Many records don’t make a clear distinction between civilian internees and military prisoners of war and the terms ‘prisoner’ and ‘internee’ are often used interchangeably for both groups.

There were differences, however, in the rights of these two groups and the way they could be treated by Australian authorities. For example, prisoners of war could be made to work while internees could not. Internees also had to be paid for any work they undertook.

Life for internees varied between the camps, particularly between those that were temporary camps and those that were purpose built. The conditions also depended on the geographical location of the camp, its climate, the composition of the camp population and importantly the personality of the officer in charge.

A large group of men behind the wired fence in front of the hotel building.

Hotel De Ville, Torrens Island. (Paul Dubotzki)

While Australia’s treatment of POWs is considered to have been fair, the reasons behind civilian internment remain a contentious issue. It is easy to understand how many civilian internees would have felt hard done by, with some having lived in Australia all their lives.
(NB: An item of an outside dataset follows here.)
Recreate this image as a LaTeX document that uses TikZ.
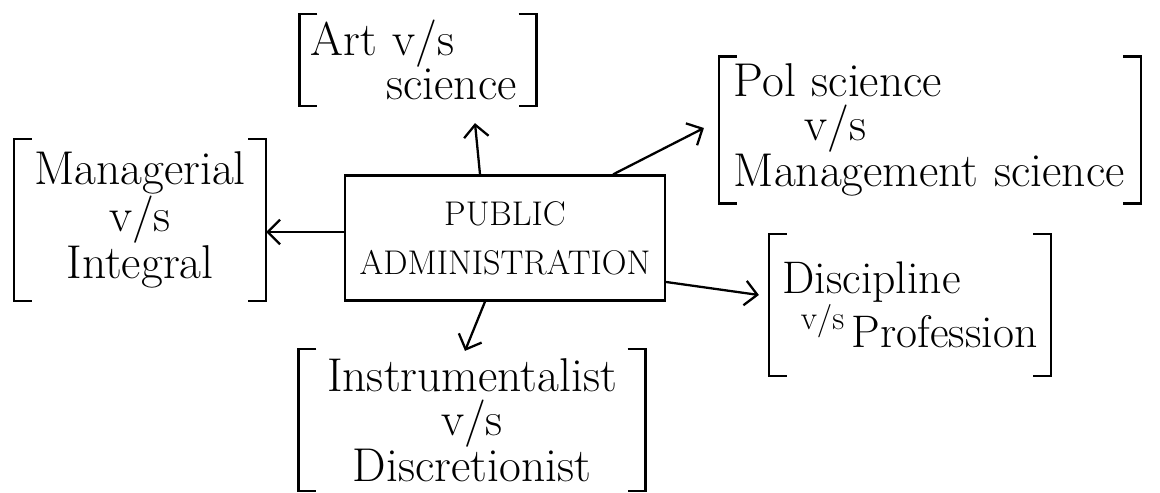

During the First World War, nearly 7,000 Germans and Austrians were interned in Australia commonly for crimes only of their family descent. A young apprentice photographer, Paul Dubotzki was among them. Dubotzki had been on an expedition to South-East Asia before the war, and was running a photographic studio in Adelaide when he was interned as an 'enemy alien'.

During his five years of confinement in Australia, he documented inmate life.

Dubotzki’s first pictures focused on the mistreatment of inmates in the Torrens Island camp in South Australia and were used as evidence in a Defence Department inquiry in to the camp’s operation, which saw inmates transferred to camps in NSW.

Dubotzki was moved to several other camps in NSW including Holsworthy, Trial Bay and Berrima gaol.

In these later camps, Dubotzki focused his lens on the camp community and culture that developed around him. His insightful photographs show fellow inmates making the best of their situation.

Men performing acrobatics

A 1918 photo of German WWI internees performing acrobatics in the Holsworthy gym. (Paul Dubotzki)

To pass the time and bolster spirits, the internees built things, performed theatrical plays and musical events, participated in small business endeavours and sporting contests.

What is clear from Dubotzki’s photographs is the strength of human spirit. The internees came from all walks of life and acted as muse for the young photographer. Among his fellow inmates was beer baron Edmund Resch and budding illustrator Kurt Wiese who would go on to illustrate the pictures in the original Bambi book.

Dubotzki was repatriated home to Germany in and died in 1969, aged 78.